Paint Calculator: How Much Paint Should You Buy?
You’ve finally landed on the perfect color for your next painting project. Now, you’re probably wondering how many gallons to buy. Look no further; we’ve created a handy paint calculator to do all the work for you.
But every room has its own quirks that impact how much paint the walls will soak up. So while our calculator delivers an estimate, here’s how to figure out exactly how much paint you’ll need — no matter the size or layout of your space.
- To get started, multiply the width times the height of each wall in your space. Voila, you’ve got your square footage.
- Next, calculate the square footage of each window and door, or any other area that you’re not painting (like a wall niche or doorway), and then deduct that from the total square footage of your wall surface.

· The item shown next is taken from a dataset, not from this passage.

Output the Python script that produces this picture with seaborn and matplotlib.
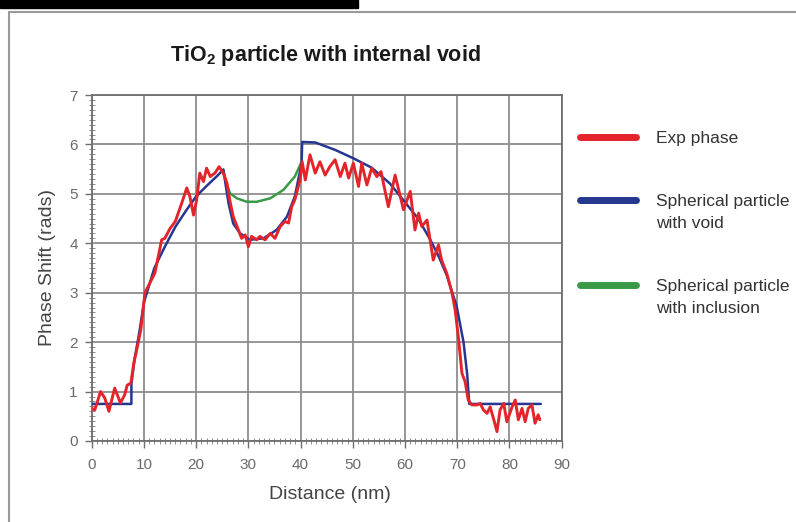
import matplotlib
matplotlib.use("Agg")
import numpy as np
import pandas as pd
import matplotlib.pyplot as plt
import seaborn as sns
from matplotlib.lines import Line2D
from matplotlib.patches import Rectangle
from matplotlib.ticker import MultipleLocator
from matplotlib import font_manager

exp_x = [0, 0.6, 1.7, 2.5, 3.3, 4.4, 5.5, 6.3, 6.8, 7.5, 8.1, 8.5, 9.4, 10.2, 12.1,
         13.4, 14.0, 15.0, 16.0, 17.2, 18.2, 18.8, 19.5, 20.1, 20.7, 21.4, 22.0, 22.7,
         23.6, 24.4, 25.2, 25.9, 26.5, 27.1, 28.1, 28.7, 29.4, 30.0, 30.6, 31.6, 32.2,
         33.2, 34.2, 35.1, 36.1, 37.0, 37.7, 38.3, 38.9, 39.9, 40.3, 40.9, 41.8, 42.8,
         43.7, 44.7, 45.6, 46.6, 47.6, 48.5, 49.2, 50.1, 51.1, 51.7, 52.7, 53.6, 54.6,
         55.4, 56.8, 58.1, 59.7, 61.0, 61.9, 62.6, 63.2, 64.2, 65.4, 66.4, 67.0, 68.0,
         69.0, 69.6, 70.2, 70.9, 71.5, 72.1, 72.8, 73.8, 74.4, 75.0, 75.7, 76.3, 77.0,
         77.6, 78.2, 78.9, 79.5, 80.5, 81.1, 81.7, 82.4, 83.0, 83.6, 84.3, 84.9, 85.5,
         85.8]
exp_y = [0.66, 0.63, 1.0, 0.87, 0.6, 1.07, 0.77, 0.93, 1.13, 1.17, 1.6, 1.78, 2.25, 3.0, 3.4,
         4.07, 4.1, 4.3, 4.44, 4.8, 5.12, 4.95, 4.57, 4.88, 5.42, 5.25, 5.52, 5.35,
         5.42, 5.55, 5.42, 5.22, 4.84, 4.54, 4.27, 4.1, 4.17, 3.93, 4.14, 4.07, 4.14,
         4.07, 4.2, 4.1, 4.34, 4.44, 4.41, 4.74, 4.88, 5.28, 5.65, 5.28, 5.79, 5.42,
         5.65, 5.38, 5.55, 5.69, 5.35, 5.62, 5.32, 5.62, 5.15, 5.62, 5.18, 5.52, 5.35,
         5.45, 4.74, 5.38, 4.68, 5.05, 4.27, 4.61, 4.34, 4.47, 3.66, 3.97, 3.66, 3.39,
         2.99, 2.65, 2.11, 1.37, 1.2, 0.83, 0.73, 0.73, 0.76, 0.63, 0.56, 0.69, 0.43,
         0.19, 0.63, 0.76, 0.39, 0.69, 0.83, 0.43, 0.66, 0.39, 0.66, 0.73, 0.36, 0.53,
         0.43]

# 含空洞球形颗粒模型
void_x = [0, 7.6, 7.6, 8.2, 9.2, 10, 12, 14, 16, 18, 20, 22, 24, 25.2, 26.2, 27.1,
          28.4, 30.3, 32.9, 35.4, 37.4, 38.9, 40.2, 40.3, 42.8, 46.6, 50.1, 53.6,
          57.1, 60.0, 62.5, 64.8, 66.5, 68.0, 69.9, 71.2, 71.9, 72.3, 86.0]
void_y = [0.75, 0.75, 1.15, 1.65, 2.25, 2.8, 3.5, 3.93, 4.33, 4.65, 4.95, 5.16, 5.36,
          5.49, 4.81, 4.4, 4.2, 4.07, 4.1, 4.27, 4.54, 4.95, 5.62, 6.05, 6.04, 5.89,
          5.72, 5.53, 5.21, 4.83, 4.5, 4.08, 3.72, 3.35, 2.72, 2.0, 1.35, 0.75, 0.75]

# 含夹杂物球形颗粒模型
incl_x = [25.2, 25.8, 26.5, 27.8, 29.7, 31.6, 34.2, 36.7, 38.9, 40.2]
incl_y = [5.49, 5.2, 5.01, 4.91, 4.84, 4.84, 4.91, 5.08, 5.35, 5.65]

labels = ["Exp phase", "Spherical particle\nwith void", "Spherical particle\nwith inclusion"]
colors = ["#e3242b", "#25378f", "#3a9a48"]

sns.set_style("white")
names = {f.name for f in font_manager.fontManager.ttflist}
narrow = "Liberation Sans Narrow" if "Liberation Sans Narrow" in names else "Liberation Sans"
plt.rcParams["font.family"] = [narrow, "DejaVu Sans"]
plt.rcParams["mathtext.fontset"] = "custom"
plt.rcParams["mathtext.rm"] = narrow + ":bold"
plt.rcParams["mathtext.default"] = "rm"

W, H = 796, 522
fig = plt.figure(figsize=(W / 100, H / 100), dpi=100)
ax = fig.add_axes([91.7 / W, 1 - 441 / H, 470 / W, 346 / H])

df_inc = pd.DataFrame({"x": incl_x, "y": incl_y})
df_void = pd.DataFrame({"x": void_x, "y": void_y})
df_exp = pd.DataFrame({"x": exp_x, "y": exp_y})

sns.lineplot(data=df_inc, x="x", y="y", ax=ax, color=colors[2], lw=1.8,
             sort=False, estimator=None, zorder=3)
sns.lineplot(data=df_void, x="x", y="y", ax=ax, color=colors[1], lw=1.8,
             sort=False, estimator=None, zorder=4)
sns.lineplot(data=df_exp, x="x", y="y", ax=ax, color=colors[0], lw=2.1,
             sort=False, estimator=None, zorder=5)

ax.set_xlim(0, 90)
ax.set_ylim(0, 7)
ax.xaxis.set_major_locator(MultipleLocator(10))
ax.xaxis.set_minor_locator(MultipleLocator(1))
ax.yaxis.set_major_locator(MultipleLocator(1))
ax.yaxis.set_minor_locator(MultipleLocator(0.1))
ax.grid(True, which="major", color="#8e8e8e", lw=1.3)
for s in ax.spines.values():
    s.set_color("#6e6e6e")
    s.set_linewidth(1.3)
ax.tick_params(which="major", direction="out", length=5, width=1, color="#6e6e6e",
               labelsize=11, labelcolor="#6a6a6a")
ax.tick_params(axis="x", which="major", pad=7)
ax.tick_params(axis="y", which="major", pad=5)
ax.tick_params(which="minor", direction="inout", length=4, width=0.7, color="#8a8a8a")
ax.tick_params(which="both", bottom=True, left=True, top=False, right=False)

ax.set_xlabel("Distance (nm)", fontsize=14, color="#444444")
ax.set_ylabel("Phase Shift (rads)", fontsize=14, color="#444444")
ax.xaxis.set_label_coords((330 - 91.7) / 470, (441 - 486) / 346)
ax.yaxis.set_label_coords((56 - 91.7) / 470, 0.5)

fig.text(325 / W, 1 - 55 / H, r"TiO$_2$ particle with internal void",
         ha="center", va="center", fontsize=15.5, fontweight="bold", color="#1a1a1a")

handles = [Line2D([], [], color=c, lw=5) for c in colors]
leg = ax.legend(handles, labels, loc="upper left", bbox_to_anchor=(580 / W, 1 - 131 / H),
                bbox_transform=fig.transFigure, frameon=False, fontsize=12.5,
                handlelength=3.2, handletextpad=1.2, labelspacing=2.75,
                borderpad=0, borderaxespad=0)
for t in leg.get_texts():
    t.set_color("#333333")
    t.set_linespacing(1.6)
# 图例线条对齐到第一行文字
for col in leg._legend_handle_box.get_children():
    for row in col.get_children():
        row.align = "top"

# 外框和顶部黑条
fig.add_artist(Rectangle((0, 1 - 8 / H), 358 / W, 8 / H, transform=fig.transFigure,
                         color="black", zorder=10))
fig.add_artist(Line2D([9 / W, 9 / W], [0, 1 - 12 / H], transform=fig.transFigure,
                      color="#9a9a9a", lw=1.5))
fig.add_artist(Line2D([9 / W, 1], [1 - 12 / H, 1 - 12 / H], transform=fig.transFigure,
                      color="#9a9a9a", lw=1.5))

fig.savefig("out.png", dpi=100)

- Do the same for trims and ceilings, multiplying the length times the width to get the square footage, then check out our coverage amounts for each type of paint below to figure out how much you’ll need. Remember that each coverage amount is for a single coat. If you paint one coat and feel like you’ve got good coverage, awesome! But for the most professional look, we always recommend two coats.
One gallon of Clare Trim Paint will cover 375-425 square feet depending on the condition of your wall or surface.
One gallon of Clare Ceiling Paint will cover 350-400 square feet depending on the condition of your surface.
One gallon of Clare Primer will cover 225-275 square feet depending on the condition of your wall or surface.
Here are a few other things to keep in mind before you fill your shopping cart.
Priming Fresh Drywall
It might surprise you, but a fresh canvas is not necessarily the most efficient one. Fresh drywall is very porous and will soak up much of your paint if it isn’t primed with at least two coats first. Granted, most drywall will be pre-primed or even painted by the time you get to it, but if you’re replacing a ceiling after a leak, for instance, or working on a newly renovated room, factor in extra to be sure your surface is well-prepped.
Dramatic Color or Finish Changes
Even though our wall paint is self-priming, primer is a must if you want to make a dramatic color change, like black to white, or if you’re painting over a higher gloss finish with an eggshell paint.
For rooms that are a similar shade and the same finish as your new one, spot-priming (i.e., watermarks), followed by two coats of our wall paint, should do it.
A textured wall means more surface area, which means you’ll need more paint. Think: stucco, brick, and popcorn ceilings, which have more surface area to paint. We recommend buying 20 percent more paint for a textured surface (so, if you are painting a 100-square-foot room, account for 120 square feet).